De la antigua Grecia recibimos dos influencias acerca
de la maternidad, una mítica y otra científica. Al parto asistía una partera
que invocaba a la diosa Artemisa, preparaba a la parturienta en la posición
para parir y realizaba cantos con ella. Esta es la dimensión simbólica del
parto. La dimensión sobrenatural estaba en manos de Deméter, diosa que
representaba la vida organizada, fecunda y previsora. Desde la ciencia
(Hipócrates) se consideraba al parto como la mejor prueba de salud.
Los romanos aportaron una doctrina jurídica que
ubicaba a la función materna dentro del marco familiar. Sin embargo la concepción
patriarcal de esa sociedad otorgaba al padre la potestad de aceptar o no al
hijo, podía rechazarlo por razones de enfermedad, duda acerca de su paternidad
o, en el caso de ser una hija más, aligerar la carga familiar. La madre era
considerada solo desde su función reproductiva.
Desde el judaísmo se exalta la fecundidad “creced y
multiplicaos” y el rey Salomón fue quien describió que buena madre no es la que
desea que el hijo viva a cualquier precio sino la que desea que el hijo viva
bien (ahora diríamos sano y feliz).
El cristianismo elevó la maternidad a una
trascendencia por encima de la naturaleza con la imagen de la Madre María.Sin embargo en el período feudal la maternidad no fue objeto de valoración, si bien se le daba una dimensión espiritual, se despreciaba su dimensión carnal.

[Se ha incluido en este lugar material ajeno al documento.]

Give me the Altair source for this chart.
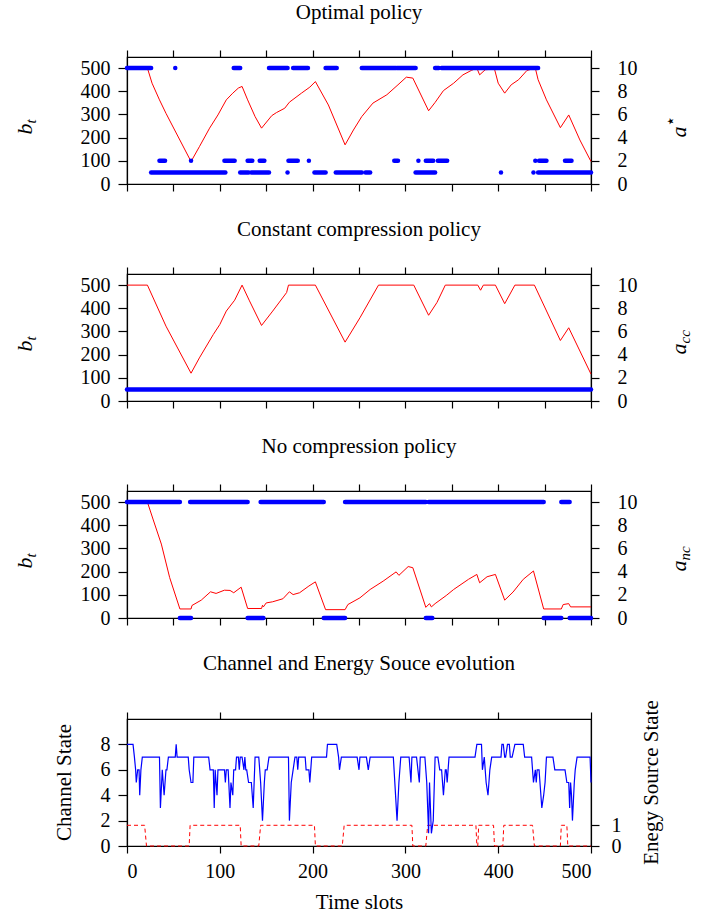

Recién en el siglo XVIII se otorgó un lugar
especial a la maternidad colocándola al servicio del hijo. Se reconoció el
vínculo afectivo madre-hijo como generador de cambios sociales. Escribe
Rousseau (Emilio, libro I) “si las madres se dignan a alimentar a sus hijos,
las costumbres se transformarán por sí solas, los sentimientos naturales se
despertarán en todos los corazones. el estado se repoblará; este primer punto,
este único punto va a reunir todo.”
La dimensión carnal y espiritual empiezan a
constituir a la buena madre, si bien aún sometida al hombre, muy valorada por
el alumbramiento de sus hijos.
Desde la revolución industrial a ésta época,
el rol femenino sufrió muchos cambios. En la Francia de la revolución se relegó
a la mujer a sus funciones de madre y ama de casa, y en la Inglaterra de esa
época de daba igualdad ciudadana a ambos sexos. Las economías mandaban nuevas
normas pero las necesidades económicas de las familias de menos recursos
presionó a las mujeres a tener que trabajar extensos turnos, además de criar a
sus hijos.
Recién en la Alemania de Bismarck se
promulga una ley (en 1878) que obliga a las fábricas a otorgar licencia de tres semanas por maternidad
(después del parto) y en 1883 una ley otorgó subsidios por maternidad. La legislación
alemana inspiró a los demás países europeos.
A partir de ahí se afirmó la función social
de la maternidad.
La figura del maternaje ahora toma su propia
dimensión. Si bien la maternidad involucra componentes psicológicos
importantes, está ligada a la función biológica. La
crianza (el maternaje) con la
transmisión de seguridad, afecto, valores y conductas a los hijos es la que
conforma y condiciona a los futuros adultos.
Actualmente se reconoce que el niño necesita
amor y cuidados para formarse como
individuo sano física, psíquica y espiritualmente. Se considera más importante
que el niño tenga quien le ofrezca lo que necesita a que crezca en la carencia.
En el presente, a la luz de la diversidad de
conformaciones de parejas, se observa que cualquiera puede ejercer el rol de maternaje
dentro de las posibilidades (e imposibilidades) de género, siempre que esté
dispuesto voluntariamente (con alegría) a ofrecer lo que ese hijo necesita.